## Instructions to follow
Write the data below out exactly as it stands. Do not include the pictures.

## Data provided
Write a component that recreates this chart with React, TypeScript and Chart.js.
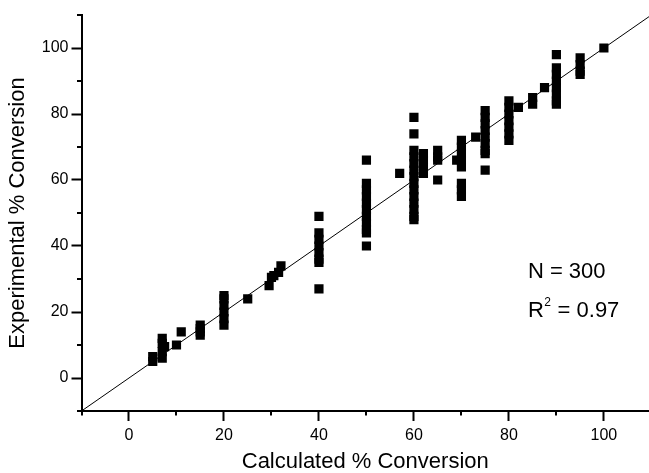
import React, { useEffect, useRef } from 'react';
import { Chart, registerables } from 'chart.js';

Chart.register(...registerables);

// Calculated % conversion (x) and experimental % conversion (y)
const calculated = [
  5, 5,
  7, 7, 7.5, 7, 7,
  10, 11,
  15, 15, 15, 15,
  20, 20, 20, 20, 20, 20,
  25,
  29.5, 30, 30.5, 31.5, 32,
  40, 40, 40, 40, 40, 40, 40, 40,
  50, 50, 50, 50, 50, 50, 50, 50, 50, 50, 50,
  57,
  60, 60, 60, 60, 60, 60, 60, 60, 60, 60, 60, 60, 60, 60,
  62, 62, 62, 62,
  65, 65, 65, 65,
  69,
  70, 70, 70, 70, 70, 70, 70, 70,
  73,
  75, 75, 75, 75, 75, 75, 75, 75, 75,
  80, 80, 80, 80, 80, 80, 80,
  82,
  85, 85,
  87.5,
  90, 90, 90, 90, 90, 90, 90, 90,
  95, 95, 95, 95,
  100,
];
const experimental = [
  5, 6.5,
  6, 8, 9.5, 10.5, 12,
  10, 14,
  13, 14, 15, 16,
  16, 18, 20, 22, 24, 25,
  24,
  28, 30.5, 31, 32, 34,
  49, 44, 42, 40, 38, 36, 35, 27,
  66, 59, 57, 55, 53, 51, 49, 47, 45, 44, 40,
  62,
  79, 74, 69, 67, 65, 63, 61, 59, 57, 55, 53, 51, 49, 48,
  68, 66, 64, 62,
  69, 67, 66, 60,
  66,
  72, 70, 68, 66, 64, 59, 57, 55,
  73,
  81, 79, 77, 75, 73, 71, 69, 68, 63,
  84, 82, 80, 78, 76, 74, 72,
  82,
  85, 83,
  88,
  98, 94, 92, 90, 88, 86, 84, 83,
  97, 95, 93, 92,
  100,
];

const fitLineX = [-10, 110];
const xTicks = [-10, 0, 10, 20, 30, 40, 50, 60, 70, 80, 90, 100];
const yTicks = [-10, 0, 10, 20, 30, 40, 50, 60, 70, 80, 90, 100, 110];
const xTitle = 'Calculated % Conversion';
const yTitle = 'Experimental % Conversion';
const nText = 'N = 300';
const rText = ['R', '2', ' = 0.97'];
const annotAt = { x: 84, nY: 32, rY: 20.4 };

const FAMILY = '"Liberation Sans", Arial, Helvetica, sans-serif';
const isMajor = (v: number) => v % 20 === 0;

const decorPlugin = {
  id: 'decor',
  afterDraw(chart: any) {
    const { ctx } = chart;
    const xs = chart.scales.x;
    const ys = chart.scales.y;
    ctx.save();
    // minor (short) tick marks
    ctx.strokeStyle = '#000';
    ctx.lineWidth = 2;
    ctx.beginPath();
    for (const v of xTicks) {
      if (isMajor(v)) continue;
      const px = Math.round(xs.getPixelForValue(v));
      ctx.moveTo(px, xs.top);
      ctx.lineTo(px, xs.top + 4.5);
    }
    for (const v of yTicks) {
      if (isMajor(v)) continue;
      const py = Math.round(ys.getPixelForValue(v));
      ctx.moveTo(ys.right - 4.5, py);
      ctx.lineTo(ys.right, py);
    }
    ctx.stroke();

    // statistics text
    const x0 = xs.getPixelForValue(annotAt.x);
    ctx.fillStyle = '#000';
    ctx.textBaseline = 'middle';
    ctx.textAlign = 'left';
    ctx.font = `22px ${FAMILY}`;
    ctx.fillText(nText, x0, ys.getPixelForValue(annotAt.nY));
    const ry = ys.getPixelForValue(annotAt.rY);
    ctx.fillText(rText[0], x0, ry);
    const wR = ctx.measureText(rText[0]).width;
    ctx.font = `12px ${FAMILY}`;
    ctx.fillText(rText[1], x0 + wR + 0.5, ry - 8);
    const w2 = ctx.measureText(rText[1]).width;
    ctx.font = `22px ${FAMILY}`;
    ctx.fillText(rText[2], x0 + wR + w2 + 1, ry);
    ctx.restore();
  },
};

export default function App() {
  const canvasRef = useRef<HTMLCanvasElement | null>(null);

  useEffect(() => {
    if (!canvasRef.current) return;
    const points = calculated.map((x, i) => ({ x, y: experimental[i] }));
    const line = fitLineX.map((v) => ({ x: v, y: v }));

    const tickCfg = (padding: number) => ({
      callback: (v: any) => (isMajor(Number(v)) ? String(v) : ''),
      font: { size: 16, family: FAMILY },
      color: '#000',
      padding,
      autoSkip: false,
      maxRotation: 0,
    });
    const gridCfg = {
      drawOnChartArea: false,
      drawTicks: true,
      tickLength: 10,
      tickColor: (c: any) => (c.tick && isMajor(c.tick.value) ? '#000' : 'rgba(0,0,0,0)'),
      tickWidth: 2,
    };

    const chart = new Chart(canvasRef.current, {
      type: 'scatter',
      data: {
        datasets: [
          {
            data: points,
            pointStyle: 'rect',
            pointRadius: 6.5,
            pointHoverRadius: 6.5,
            backgroundColor: '#000',
            borderColor: '#000',
            borderWidth: 0,
          },
          {
            type: 'line',
            data: line,
            borderColor: '#000',
            borderWidth: 1,
            pointRadius: 0,
            fill: false,
          } as any,
        ],
      },
      options: {
        animation: false,
        responsive: true,
        maintainAspectRatio: false,
        layout: { autoPadding: false, padding: { top: 15, right: 0, left: 0, bottom: 0 } },
        plugins: { legend: { display: false }, tooltip: { enabled: false } },
        scales: {
          x: {
            type: 'linear',
            min: -10,
            max: 109.5,
            afterBuildTicks: (s: any) => {
              s.ticks = xTicks.map((v) => ({ value: v }));
            },
            afterFit: (s: any) => {
              s.height = 62;
              s.paddingRight = 0;
              s.paddingLeft = 0;
            },
            grid: gridCfg as any,
            border: { display: true, color: '#000', width: 2 },
            ticks: tickCfg(5),
            title: {
              display: true,
              text: xTitle,
              color: '#000',
              font: { size: 22, family: FAMILY, lineHeight: 1 },
              padding: { top: 0, bottom: 0 },
            },
          },
          y: {
            type: 'linear',
            min: -10,
            max: 110,
            afterBuildTicks: (s: any) => {
              s.ticks = yTicks.map((v) => ({ value: v }));
            },
            afterFit: (s: any) => {
              s.width = 81.5;
            },
            grid: gridCfg as any,
            border: { display: true, color: '#000', width: 2 },
            ticks: tickCfg(3),
            title: {
              display: true,
              text: yTitle,
              color: '#000',
              font: { size: 22, family: FAMILY, lineHeight: 1 },
              padding: { top: 7, bottom: 0 },
            },
          },
        },
      },
      plugins: [decorPlugin],
    });
    return () => chart.destroy();
  }, []);

  return (
    <div style={{ position: 'fixed', left: 0, top: 0, width: 649, height: 473, background: '#fff' }}>
      <canvas ref={canvasRef} />
    </div>
  );
}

## Written answer
Write a component that recreates this chart with React, TypeScript and Chart.js.
import React, { useEffect, useRef } from 'react';
import { Chart, registerables } from 'chart.js';

Chart.register(...registerables);

// Calculated % conversion (x) and experimental % conversion (y)
const calculated = [
  5, 5,
  7, 7, 7.5, 7, 7,
  10, 11,
  15, 15, 15, 15,
  20, 20, 20, 20, 20, 20,
  25,
  29.5, 30, 30.5, 31.5, 32,
  40, 40, 40, 40, 40, 40, 40, 40,
  50, 50, 50, 50, 50, 50, 50, 50, 50, 50, 50,
  57,
  60, 60, 60, 60, 60, 60, 60, 60, 60, 60, 60, 60, 60, 60,
  62, 62, 62, 62,
  65, 65, 65, 65,
  69,
  70, 70, 70, 70, 70, 70, 70, 70,
  73,
  75, 75, 75, 75, 75, 75, 75, 75, 75,
  80, 80, 80, 80, 80, 80, 80,
  82,
  85, 85,
  87.5,
  90, 90, 90, 90, 90, 90, 90, 90,
  95, 95, 95, 95,
  100,
];
const experimental = [
  5, 6.5,
  6, 8, 9.5, 10.5, 12,
  10, 14,
  13, 14, 15, 16,
  16, 18, 20, 22, 24, 25,
  24,
  28, 30.5, 31, 32, 34,
  49, 44, 42, 40, 38, 36, 35, 27,
  66, 59, 57, 55, 53, 51, 49, 47, 45, 44, 40,
  62,
  79, 74, 69, 67, 65, 63, 61, 59, 57, 55, 53, 51, 49, 48,
  68, 66, 64, 62,
  69, 67, 66, 60,
  66,
  72, 70, 68, 66, 64, 59, 57, 55,
  73,
  81, 79, 77, 75, 73, 71, 69, 68, 63,
  84, 82, 80, 78, 76, 74, 72,
  82,
  85, 83,
  88,
  98, 94, 92, 90, 88, 86, 84, 83,
  97, 95, 93, 92,
  100,
];

const fitLineX = [-10, 110];
const xTicks = [-10, 0, 10, 20, 30, 40, 50, 60, 70, 80, 90, 100];
const yTicks = [-10, 0, 10, 20, 30, 40, 50, 60, 70, 80, 90, 100, 110];
const xTitle = 'Calculated % Conversion';
const yTitle = 'Experimental % Conversion';
const nText = 'N = 300';
const rText = ['R', '2', ' = 0.97'];
const annotAt = { x: 84, nY: 32, rY: 20.4 };

const FAMILY = '"Liberation Sans", Arial, Helvetica, sans-serif';
const isMajor = (v: number) => v % 20 === 0;

const decorPlugin = {
  id: 'decor',
  afterDraw(chart: any) {
    const { ctx } = chart;
    const xs = chart.scales.x;
    const ys = chart.scales.y;
    ctx.save();
    // minor (short) tick marks
    ctx.strokeStyle = '#000';
    ctx.lineWidth = 2;
    ctx.beginPath();
    for (const v of xTicks) {
      if (isMajor(v)) continue;
      const px = Math.round(xs.getPixelForValue(v));
      ctx.moveTo(px, xs.top);
      ctx.lineTo(px, xs.top + 4.5);
    }
    for (const v of yTicks) {
      if (isMajor(v)) continue;
      const py = Math.round(ys.getPixelForValue(v));
      ctx.moveTo(ys.right - 4.5, py);
      ctx.lineTo(ys.right, py);
    }
    ctx.stroke();

    // statistics text
    const x0 = xs.getPixelForValue(annotAt.x);
    ctx.fillStyle = '#000';
    ctx.textBaseline = 'middle';
    ctx.textAlign = 'left';
    ctx.font = `22px ${FAMILY}`;
    ctx.fillText(nText, x0, ys.getPixelForValue(annotAt.nY));
    const ry = ys.getPixelForValue(annotAt.rY);
    ctx.fillText(rText[0], x0, ry);
    const wR = ctx.measureText(rText[0]).width;
    ctx.font = `12px ${FAMILY}`;
    ctx.fillText(rText[1], x0 + wR + 0.5, ry - 8);
    const w2 = ctx.measureText(rText[1]).width;
    ctx.font = `22px ${FAMILY}`;
    ctx.fillText(rText[2], x0 + wR + w2 + 1, ry);
    ctx.restore();
  },
};

export default function App() {
  const canvasRef = useRef<HTMLCanvasElement | null>(null);

  useEffect(() => {
    if (!canvasRef.current) return;
    const points = calculated.map((x, i) => ({ x, y: experimental[i] }));
    const line = fitLineX.map((v) => ({ x: v, y: v }));

    const tickCfg = (padding: number) => ({
      callback: (v: any) => (isMajor(Number(v)) ? String(v) : ''),
      font: { size: 16, family: FAMILY },
      color: '#000',
      padding,
      autoSkip: false,
      maxRotation: 0,
    });
    const gridCfg = {
      drawOnChartArea: false,
      drawTicks: true,
      tickLength: 10,
      tickColor: (c: any) => (c.tick && isMajor(c.tick.value) ? '#000' : 'rgba(0,0,0,0)'),
      tickWidth: 2,
    };

    const chart = new Chart(canvasRef.current, {
      type: 'scatter',
      data: {
        datasets: [
          {
            data: points,
            pointStyle: 'rect',
            pointRadius: 6.5,
            pointHoverRadius: 6.5,
            backgroundColor: '#000',
            borderColor: '#000',
            borderWidth: 0,
          },
          {
            type: 'line',
            data: line,
            borderColor: '#000',
            borderWidth: 1,
            pointRadius: 0,
            fill: false,
          } as any,
        ],
      },
      options: {
        animation: false,
        responsive: true,
        maintainAspectRatio: false,
        layout: { autoPadding: false, padding: { top: 15, right: 0, left: 0, bottom: 0 } },
        plugins: { legend: { display: false }, tooltip: { enabled: false } },
        scales: {
          x: {
            type: 'linear',
            min: -10,
            max: 109.5,
            afterBuildTicks: (s: any) => {
              s.ticks = xTicks.map((v) => ({ value: v }));
            },
            afterFit: (s: any) => {
              s.height = 62;
              s.paddingRight = 0;
              s.paddingLeft = 0;
            },
            grid: gridCfg as any,
            border: { display: true, color: '#000', width: 2 },
            ticks: tickCfg(5),
            title: {
              display: true,
              text: xTitle,
              color: '#000',
              font: { size: 22, family: FAMILY, lineHeight: 1 },
              padding: { top: 0, bottom: 0 },
            },
          },
          y: {
            type: 'linear',
            min: -10,
            max: 110,
            afterBuildTicks: (s: any) => {
              s.ticks = yTicks.map((v) => ({ value: v }));
            },
            afterFit: (s: any) => {
              s.width = 81.5;
            },
            grid: gridCfg as any,
            border: { display: true, color: '#000', width: 2 },
            ticks: tickCfg(3),
            title: {
              display: true,
              text: yTitle,
              color: '#000',
              font: { size: 22, family: FAMILY, lineHeight: 1 },
              padding: { top: 7, bottom: 0 },
            },
          },
        },
      },
      plugins: [decorPlugin],
    });
    return () => chart.destroy();
  }, []);

  return (
    <div style={{ position: 'fixed', left: 0, top: 0, width: 649, height: 473, background: '#fff' }}>
      <canvas ref={canvasRef} />
    </div>
  );
}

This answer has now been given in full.